#### Objective
Write the data below out exactly as it stands. Do not include the pictures.
::::
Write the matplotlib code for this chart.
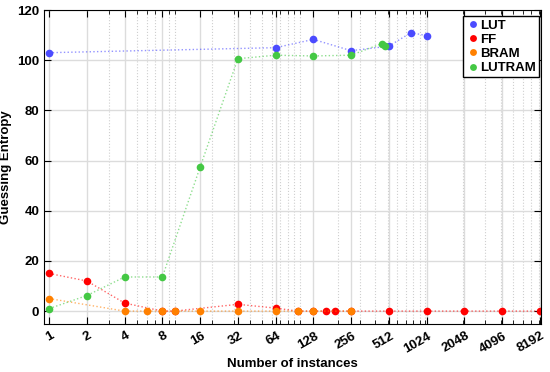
import numpy as np
import matplotlib.pyplot as plt
import matplotlib.transforms as mtransforms
from matplotlib.ticker import FixedLocator, NullFormatter

plt.rcParams['font.family'] = ['Liberation Sans', 'DejaVu Sans']
plt.rcParams['font.weight'] = 'bold'

# data
lut_x = [1, 64, 128, 256, 512, 768, 1024]
lut_y = [103, 105, 108.3, 103.8, 105.6, 111, 109.8]

ff_x = [1, 2, 4, 8, 10, 32, 64, 96, 128, 160, 192, 256, 512, 1024, 2048, 4096, 8192]
ff_y = [15, 12, 3.2, 0, 0, 2.7, 1.2, 0, 0, 0, 0, 0, 0, 0, 0, 0, 0]

bram_x = [1, 4, 6, 8, 10, 16, 32, 64, 96, 128, 256]
bram_y = [5, 0, 0, 0, 0, 0, 0, 0, 0, 0, 0]

lutram_x = [1, 2, 4, 8, 16, 32, 64, 128, 256, 448, 480]
lutram_y = [1, 6.2, 13.6, 13.6, 57.4, 100.6, 102, 101.7, 102, 106.6, 105.8]

xticks = [2 ** k for k in range(14)]

series = [
    ('LUT', lut_x, lut_y, '#4b4bff'),
    ('FF', ff_x, ff_y, '#ff0000'),
    ('BRAM', bram_x, bram_y, '#ff8000'),
    ('LUTRAM', lutram_x, lutram_y, '#44c844'),
]

fig = plt.figure(figsize=(5.5, 3.72), dpi=100)
ax = fig.add_axes([0.08, 0.13, 0.904, 0.843])

for name, xs, ys, c in series:
    ax.plot(xs, ys, ':', color=c, alpha=0.6, lw=1)
    ax.plot(xs, ys, 'o', color=c, ms=5.5, mec='none', label=name)

ax.set_xscale('log')
ax.set_xlim(0.91, 8400)
ax.set_ylim(-5, 120)

ax.xaxis.set_major_locator(FixedLocator(xticks))
ax.xaxis.set_major_formatter(NullFormatter())
# rotated tick labels, anchored at their right end like the original
lab_tr = ax.get_xaxis_transform() + mtransforms.ScaledTranslation(4 / 100, -11.5 / 100, fig.dpi_scale_trans)
for v in xticks:
    ax.text(v, 0, str(v), transform=lab_tr, rotation=30, ha='right', va='center',
            rotation_mode='anchor', fontsize=9.5, fontweight='bold')

minors = [m * 10 ** e for e in range(4) for m in range(1, 10) if m * 10 ** e <= 8192]
ax.xaxis.set_minor_locator(FixedLocator(minors))
ax.xaxis.set_minor_formatter(NullFormatter())
ax.set_yticks(range(0, 121, 20))
for lab in ax.get_yticklabels():
    lab.set_fontsize(9.5)
    lab.set_fontweight('bold')

ax.tick_params(which='both', direction='in', top=True, right=True)
ax.tick_params(which='major', length=5)
ax.tick_params(which='minor', length=3)

ax.grid(which='major', color='#dcdcdc', lw=1, ls='-')
ax.grid(which='minor', axis='x', color='#cfcfcf', lw=0.8, ls=':')
ax.set_axisbelow(True)

ax.set_xlabel('Number of instances', fontsize=9.5, fontweight='bold')
ax.set_ylabel('Guessing Entropy', fontsize=9.5, fontweight='bold')
ax.xaxis.set_label_coords(0.5, -0.108)
ax.yaxis.set_label_coords(-0.064, 0.5)

leg = ax.legend(loc='upper right', bbox_to_anchor=(0.996, 0.981), fancybox=False,
                framealpha=1, edgecolor='black', prop={'weight': 'bold', 'size': 9.5},
                handletextpad=0.05, handlelength=1.0, borderpad=0.25, labelspacing=0.15,
                borderaxespad=0, markerscale=0.9)
leg.get_frame().set_linewidth(1)

fig.savefig('out.png', dpi=100)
::::
#### Exercise output
Write the matplotlib code for this chart.
import numpy as np
import matplotlib.pyplot as plt
import matplotlib.transforms as mtransforms
from matplotlib.ticker import FixedLocator, NullFormatter

plt.rcParams['font.family'] = ['Liberation Sans', 'DejaVu Sans']
plt.rcParams['font.weight'] = 'bold'

# data
lut_x = [1, 64, 128, 256, 512, 768, 1024]
lut_y = [103, 105, 108.3, 103.8, 105.6, 111, 109.8]

ff_x = [1, 2, 4, 8, 10, 32, 64, 96, 128, 160, 192, 256, 512, 1024, 2048, 4096, 8192]
ff_y = [15, 12, 3.2, 0, 0, 2.7, 1.2, 0, 0, 0, 0, 0, 0, 0, 0, 0, 0]

bram_x = [1, 4, 6, 8, 10, 16, 32, 64, 96, 128, 256]
bram_y = [5, 0, 0, 0, 0, 0, 0, 0, 0, 0, 0]

lutram_x = [1, 2, 4, 8, 16, 32, 64, 128, 256, 448, 480]
lutram_y = [1, 6.2, 13.6, 13.6, 57.4, 100.6, 102, 101.7, 102, 106.6, 105.8]

xticks = [2 ** k for k in range(14)]

series = [
    ('LUT', lut_x, lut_y, '#4b4bff'),
    ('FF', ff_x, ff_y, '#ff0000'),
    ('BRAM', bram_x, bram_y, '#ff8000'),
    ('LUTRAM', lutram_x, lutram_y, '#44c844'),
]

fig = plt.figure(figsize=(5.5, 3.72), dpi=100)
ax = fig.add_axes([0.08, 0.13, 0.904, 0.843])

for name, xs, ys, c in series:
    ax.plot(xs, ys, ':', color=c, alpha=0.6, lw=1)
    ax.plot(xs, ys, 'o', color=c, ms=5.5, mec='none', label=name)

ax.set_xscale('log')
ax.set_xlim(0.91, 8400)
ax.set_ylim(-5, 120)

ax.xaxis.set_major_locator(FixedLocator(xticks))
ax.xaxis.set_major_formatter(NullFormatter())
# rotated tick labels, anchored at their right end like the original
lab_tr = ax.get_xaxis_transform() + mtransforms.ScaledTranslation(4 / 100, -11.5 / 100, fig.dpi_scale_trans)
for v in xticks:
    ax.text(v, 0, str(v), transform=lab_tr, rotation=30, ha='right', va='center',
            rotation_mode='anchor', fontsize=9.5, fontweight='bold')

minors = [m * 10 ** e for e in range(4) for m in range(1, 10) if m * 10 ** e <= 8192]
ax.xaxis.set_minor_locator(FixedLocator(minors))
ax.xaxis.set_minor_formatter(NullFormatter())
ax.set_yticks(range(0, 121, 20))
for lab in ax.get_yticklabels():
    lab.set_fontsize(9.5)
    lab.set_fontweight('bold')

ax.tick_params(which='both', direction='in', top=True, right=True)
ax.tick_params(which='major', length=5)
ax.tick_params(which='minor', length=3)

ax.grid(which='major', color='#dcdcdc', lw=1, ls='-')
ax.grid(which='minor', axis='x', color='#cfcfcf', lw=0.8, ls=':')
ax.set_axisbelow(True)

ax.set_xlabel('Number of instances', fontsize=9.5, fontweight='bold')
ax.set_ylabel('Guessing Entropy', fontsize=9.5, fontweight='bold')
ax.xaxis.set_label_coords(0.5, -0.108)
ax.yaxis.set_label_coords(-0.064, 0.5)

leg = ax.legend(loc='upper right', bbox_to_anchor=(0.996, 0.981), fancybox=False,
                framealpha=1, edgecolor='black', prop={'weight': 'bold', 'size': 9.5},
                handletextpad=0.05, handlelength=1.0, borderpad=0.25, labelspacing=0.15,
                borderaxespad=0, markerscale=0.9)
leg.get_frame().set_linewidth(1)

fig.savefig('out.png', dpi=100)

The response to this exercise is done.